In parallel, government and opposition should engage in serious discussions on how to strengthen the political process, including elections. The 2024 election can be a game changer, not only by what result it gives, but also by the way it is conducted and perceived. It is important to restore the trust of the Georgian people in the political process, and a clean election is one of the best ways of doing so.
Many ask, what can foreigners do in this situation, or should they not interfere at all?
Of course it is for the Georgian people to define their future. However the international community can contribute in many ways in support of the above processes. After Charles Michel’s failed attempt at reconciling government and opposition two years ago, it will be difficult to persuade any senior western politician to allocate time and political capital for what looks like another thankless task.
But the moment is different, and even Michel himself, if he is minded to try to pick up the pieces again, will find that the situation, despite how it may look at first, is more conducive now for his initiatives.
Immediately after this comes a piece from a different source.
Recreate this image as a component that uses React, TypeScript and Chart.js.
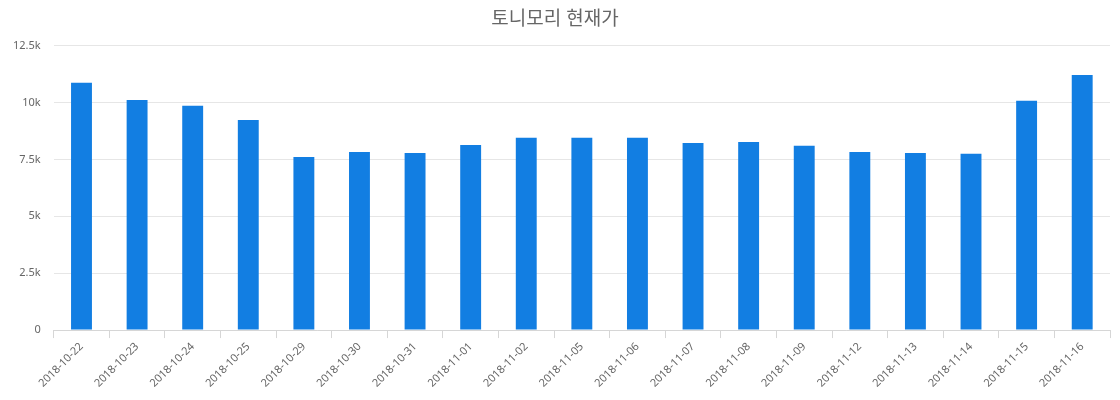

For the sake of the Georgian people he may want to consider re-engaging, but only after the ground has been better prepared than on the previous occasion.
The Georgian people have over a long period of time expressed their desire to be part of the European family. Georgia is situated in a difficult neighbourhood, with predators, such as Vladimir Putin’s Russia, as neighbours. Europe and the broader west need to support Georgia in this difficult moment. But first, Georgian politicians need to step back and defuse the current crisis.